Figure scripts
========
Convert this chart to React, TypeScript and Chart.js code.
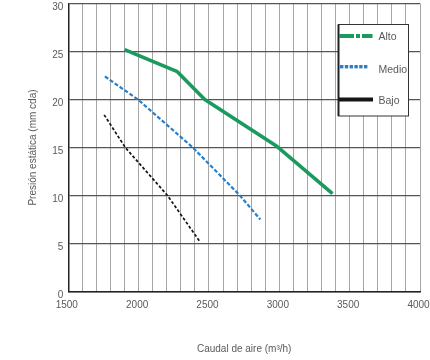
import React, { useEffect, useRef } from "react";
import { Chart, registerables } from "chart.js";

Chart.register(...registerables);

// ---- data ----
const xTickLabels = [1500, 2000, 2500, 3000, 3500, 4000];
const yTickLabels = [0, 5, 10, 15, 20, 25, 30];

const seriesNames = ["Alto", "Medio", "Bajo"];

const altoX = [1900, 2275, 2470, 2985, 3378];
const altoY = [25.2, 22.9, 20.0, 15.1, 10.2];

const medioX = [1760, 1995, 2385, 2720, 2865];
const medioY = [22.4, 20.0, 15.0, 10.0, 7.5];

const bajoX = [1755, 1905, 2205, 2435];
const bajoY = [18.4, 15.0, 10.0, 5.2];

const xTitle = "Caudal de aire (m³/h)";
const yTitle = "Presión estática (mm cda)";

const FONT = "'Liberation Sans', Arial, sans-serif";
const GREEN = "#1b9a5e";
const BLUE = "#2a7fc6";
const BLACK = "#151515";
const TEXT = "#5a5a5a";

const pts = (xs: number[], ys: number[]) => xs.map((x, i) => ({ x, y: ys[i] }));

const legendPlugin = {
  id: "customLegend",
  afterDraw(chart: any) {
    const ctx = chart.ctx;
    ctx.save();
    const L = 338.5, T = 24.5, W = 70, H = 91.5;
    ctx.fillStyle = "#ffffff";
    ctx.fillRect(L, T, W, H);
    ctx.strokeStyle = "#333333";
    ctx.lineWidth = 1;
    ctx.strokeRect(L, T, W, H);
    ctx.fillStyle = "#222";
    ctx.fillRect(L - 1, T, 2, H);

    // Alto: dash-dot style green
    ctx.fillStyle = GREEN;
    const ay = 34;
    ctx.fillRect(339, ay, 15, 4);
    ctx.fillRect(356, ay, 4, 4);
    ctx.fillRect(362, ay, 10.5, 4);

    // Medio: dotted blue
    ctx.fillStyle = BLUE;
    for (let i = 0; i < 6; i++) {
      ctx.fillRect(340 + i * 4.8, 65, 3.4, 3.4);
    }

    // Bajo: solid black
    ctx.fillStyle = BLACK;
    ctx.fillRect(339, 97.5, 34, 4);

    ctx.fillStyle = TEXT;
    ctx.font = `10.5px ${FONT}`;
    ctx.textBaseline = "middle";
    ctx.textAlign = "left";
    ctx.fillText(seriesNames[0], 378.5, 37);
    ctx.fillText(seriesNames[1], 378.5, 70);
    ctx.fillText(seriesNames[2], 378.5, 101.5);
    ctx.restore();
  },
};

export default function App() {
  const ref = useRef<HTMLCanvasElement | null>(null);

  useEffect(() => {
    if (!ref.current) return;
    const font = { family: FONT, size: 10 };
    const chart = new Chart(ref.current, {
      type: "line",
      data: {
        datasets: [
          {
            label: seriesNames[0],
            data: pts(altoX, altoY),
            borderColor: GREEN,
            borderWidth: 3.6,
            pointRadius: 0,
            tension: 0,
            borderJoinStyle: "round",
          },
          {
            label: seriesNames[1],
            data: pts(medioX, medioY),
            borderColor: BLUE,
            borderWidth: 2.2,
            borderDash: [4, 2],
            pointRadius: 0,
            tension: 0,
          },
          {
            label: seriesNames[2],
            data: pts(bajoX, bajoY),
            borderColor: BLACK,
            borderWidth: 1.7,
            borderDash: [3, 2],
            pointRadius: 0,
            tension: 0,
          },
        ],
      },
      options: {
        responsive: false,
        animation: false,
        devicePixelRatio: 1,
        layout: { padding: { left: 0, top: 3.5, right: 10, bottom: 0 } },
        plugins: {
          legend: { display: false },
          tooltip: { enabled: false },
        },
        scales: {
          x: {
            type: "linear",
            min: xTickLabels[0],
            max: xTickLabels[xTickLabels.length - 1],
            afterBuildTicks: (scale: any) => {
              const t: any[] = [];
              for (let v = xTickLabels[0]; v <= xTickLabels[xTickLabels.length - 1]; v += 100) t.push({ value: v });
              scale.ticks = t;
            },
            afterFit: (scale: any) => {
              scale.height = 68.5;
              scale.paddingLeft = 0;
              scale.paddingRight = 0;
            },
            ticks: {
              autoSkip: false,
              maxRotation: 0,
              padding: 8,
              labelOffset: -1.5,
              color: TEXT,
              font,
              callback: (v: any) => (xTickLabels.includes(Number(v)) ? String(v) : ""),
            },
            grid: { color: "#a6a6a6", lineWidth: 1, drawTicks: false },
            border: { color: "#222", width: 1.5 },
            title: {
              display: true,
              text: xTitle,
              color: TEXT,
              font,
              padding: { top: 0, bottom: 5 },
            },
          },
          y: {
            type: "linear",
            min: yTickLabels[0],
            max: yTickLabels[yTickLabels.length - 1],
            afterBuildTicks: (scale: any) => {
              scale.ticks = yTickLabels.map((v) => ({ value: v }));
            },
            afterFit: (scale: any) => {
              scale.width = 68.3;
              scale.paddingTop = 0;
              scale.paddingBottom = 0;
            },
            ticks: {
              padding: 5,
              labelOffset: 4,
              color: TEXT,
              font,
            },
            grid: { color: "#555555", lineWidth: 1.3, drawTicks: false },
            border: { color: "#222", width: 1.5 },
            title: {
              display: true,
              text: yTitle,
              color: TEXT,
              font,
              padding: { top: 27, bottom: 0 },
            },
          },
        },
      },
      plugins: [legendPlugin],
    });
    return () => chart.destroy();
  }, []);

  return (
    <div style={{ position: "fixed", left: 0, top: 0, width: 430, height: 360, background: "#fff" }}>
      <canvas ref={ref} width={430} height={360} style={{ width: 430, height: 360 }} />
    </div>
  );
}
========
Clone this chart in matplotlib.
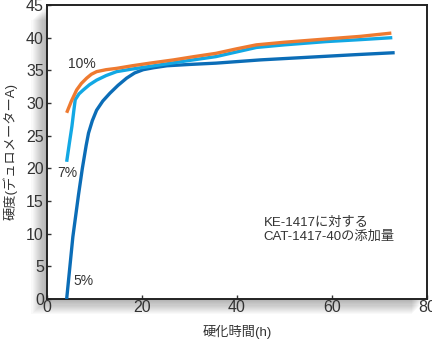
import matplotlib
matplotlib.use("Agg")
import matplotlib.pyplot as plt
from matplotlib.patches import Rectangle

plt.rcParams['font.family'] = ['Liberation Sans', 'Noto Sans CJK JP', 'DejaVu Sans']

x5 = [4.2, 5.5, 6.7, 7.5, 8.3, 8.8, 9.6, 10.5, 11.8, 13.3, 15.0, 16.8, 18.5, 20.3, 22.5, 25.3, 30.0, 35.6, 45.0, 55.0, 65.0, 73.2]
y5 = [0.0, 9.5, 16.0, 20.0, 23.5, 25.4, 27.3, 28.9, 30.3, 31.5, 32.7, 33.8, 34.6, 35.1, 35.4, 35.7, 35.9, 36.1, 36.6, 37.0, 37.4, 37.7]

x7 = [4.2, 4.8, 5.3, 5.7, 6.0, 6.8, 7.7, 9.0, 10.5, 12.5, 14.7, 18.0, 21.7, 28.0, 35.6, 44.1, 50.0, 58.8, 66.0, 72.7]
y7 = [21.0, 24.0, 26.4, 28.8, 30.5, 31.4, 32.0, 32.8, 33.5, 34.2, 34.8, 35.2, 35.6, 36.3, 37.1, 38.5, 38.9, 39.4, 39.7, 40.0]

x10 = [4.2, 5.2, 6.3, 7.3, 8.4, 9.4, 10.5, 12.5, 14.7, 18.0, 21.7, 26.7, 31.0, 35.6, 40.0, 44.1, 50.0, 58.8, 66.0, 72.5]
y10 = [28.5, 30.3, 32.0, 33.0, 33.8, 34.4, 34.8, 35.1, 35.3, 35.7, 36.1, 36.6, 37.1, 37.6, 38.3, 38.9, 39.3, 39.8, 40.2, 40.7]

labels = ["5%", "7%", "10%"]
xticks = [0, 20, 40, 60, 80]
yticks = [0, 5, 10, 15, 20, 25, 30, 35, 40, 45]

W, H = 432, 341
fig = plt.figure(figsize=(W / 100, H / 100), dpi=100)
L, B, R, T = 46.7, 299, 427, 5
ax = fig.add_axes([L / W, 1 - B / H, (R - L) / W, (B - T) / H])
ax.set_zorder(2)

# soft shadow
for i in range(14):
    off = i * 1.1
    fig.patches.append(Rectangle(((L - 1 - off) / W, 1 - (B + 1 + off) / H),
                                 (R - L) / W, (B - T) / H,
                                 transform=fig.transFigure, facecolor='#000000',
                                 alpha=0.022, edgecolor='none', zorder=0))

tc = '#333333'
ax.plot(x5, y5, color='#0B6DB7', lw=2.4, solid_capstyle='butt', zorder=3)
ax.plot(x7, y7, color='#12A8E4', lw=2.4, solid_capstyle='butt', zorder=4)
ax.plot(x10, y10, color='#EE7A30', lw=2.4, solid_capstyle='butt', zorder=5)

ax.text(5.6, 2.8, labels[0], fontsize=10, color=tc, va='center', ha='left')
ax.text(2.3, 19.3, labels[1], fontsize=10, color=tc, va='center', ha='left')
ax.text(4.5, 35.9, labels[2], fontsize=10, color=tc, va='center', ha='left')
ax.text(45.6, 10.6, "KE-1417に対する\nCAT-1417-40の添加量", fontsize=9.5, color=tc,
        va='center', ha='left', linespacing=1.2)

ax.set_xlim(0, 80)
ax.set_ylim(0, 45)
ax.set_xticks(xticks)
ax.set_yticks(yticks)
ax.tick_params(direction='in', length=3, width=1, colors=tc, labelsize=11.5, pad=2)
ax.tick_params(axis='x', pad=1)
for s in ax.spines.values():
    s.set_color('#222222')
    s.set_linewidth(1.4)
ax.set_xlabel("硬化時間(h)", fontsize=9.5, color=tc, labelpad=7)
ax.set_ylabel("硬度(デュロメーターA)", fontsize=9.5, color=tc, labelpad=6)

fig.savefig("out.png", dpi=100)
========
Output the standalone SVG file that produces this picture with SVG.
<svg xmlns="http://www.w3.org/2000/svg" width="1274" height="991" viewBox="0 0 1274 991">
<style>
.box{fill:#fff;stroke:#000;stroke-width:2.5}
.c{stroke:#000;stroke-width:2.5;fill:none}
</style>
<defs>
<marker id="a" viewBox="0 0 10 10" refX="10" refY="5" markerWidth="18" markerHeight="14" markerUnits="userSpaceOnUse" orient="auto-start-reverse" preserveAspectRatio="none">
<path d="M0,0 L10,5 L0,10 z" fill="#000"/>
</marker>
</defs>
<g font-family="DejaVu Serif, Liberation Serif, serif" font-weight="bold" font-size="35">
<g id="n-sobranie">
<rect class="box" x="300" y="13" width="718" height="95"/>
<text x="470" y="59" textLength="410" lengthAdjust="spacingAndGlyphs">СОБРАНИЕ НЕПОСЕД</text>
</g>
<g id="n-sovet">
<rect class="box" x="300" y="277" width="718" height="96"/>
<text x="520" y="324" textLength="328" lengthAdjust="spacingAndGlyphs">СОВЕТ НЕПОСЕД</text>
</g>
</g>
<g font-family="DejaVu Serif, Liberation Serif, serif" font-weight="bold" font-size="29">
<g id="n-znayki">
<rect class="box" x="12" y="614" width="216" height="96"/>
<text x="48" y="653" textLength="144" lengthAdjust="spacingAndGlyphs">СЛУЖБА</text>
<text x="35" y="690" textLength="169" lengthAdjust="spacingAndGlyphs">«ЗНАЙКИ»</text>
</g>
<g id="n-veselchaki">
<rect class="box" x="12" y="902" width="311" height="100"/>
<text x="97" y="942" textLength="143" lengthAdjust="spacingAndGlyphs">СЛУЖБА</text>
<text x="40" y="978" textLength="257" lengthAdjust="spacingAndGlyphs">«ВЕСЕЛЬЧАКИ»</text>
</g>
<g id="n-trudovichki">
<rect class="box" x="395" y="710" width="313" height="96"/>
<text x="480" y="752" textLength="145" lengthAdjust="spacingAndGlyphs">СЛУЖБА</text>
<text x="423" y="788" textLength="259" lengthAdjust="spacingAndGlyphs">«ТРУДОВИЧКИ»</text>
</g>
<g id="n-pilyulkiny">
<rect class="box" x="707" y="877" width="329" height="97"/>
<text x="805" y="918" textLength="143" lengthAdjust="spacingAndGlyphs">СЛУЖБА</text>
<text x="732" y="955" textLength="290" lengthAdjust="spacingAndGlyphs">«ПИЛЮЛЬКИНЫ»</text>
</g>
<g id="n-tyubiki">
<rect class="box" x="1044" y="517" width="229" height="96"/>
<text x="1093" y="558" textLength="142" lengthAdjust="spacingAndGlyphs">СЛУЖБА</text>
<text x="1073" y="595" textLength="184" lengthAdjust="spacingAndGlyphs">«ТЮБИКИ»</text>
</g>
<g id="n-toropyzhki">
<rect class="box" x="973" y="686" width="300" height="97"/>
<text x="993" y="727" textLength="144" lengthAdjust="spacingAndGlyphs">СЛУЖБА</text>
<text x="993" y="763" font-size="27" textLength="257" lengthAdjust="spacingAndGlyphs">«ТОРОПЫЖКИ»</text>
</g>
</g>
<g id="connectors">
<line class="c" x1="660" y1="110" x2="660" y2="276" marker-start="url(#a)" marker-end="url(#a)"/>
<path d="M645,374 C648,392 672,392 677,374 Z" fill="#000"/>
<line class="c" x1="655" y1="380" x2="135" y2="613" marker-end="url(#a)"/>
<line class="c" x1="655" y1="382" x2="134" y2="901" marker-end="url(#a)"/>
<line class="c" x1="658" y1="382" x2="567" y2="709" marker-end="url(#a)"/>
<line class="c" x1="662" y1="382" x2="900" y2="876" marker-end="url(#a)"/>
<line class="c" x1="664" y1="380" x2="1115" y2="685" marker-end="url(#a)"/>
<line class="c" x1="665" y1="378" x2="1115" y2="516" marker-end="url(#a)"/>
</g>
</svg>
========
_Exercise prompt_
Pick out, from the lines above, every one that contains the string "React".

_Solved exercise_
Convert this chart to React, TypeScript and Chart.js code.
import React, { useEffect, useRef } from "react";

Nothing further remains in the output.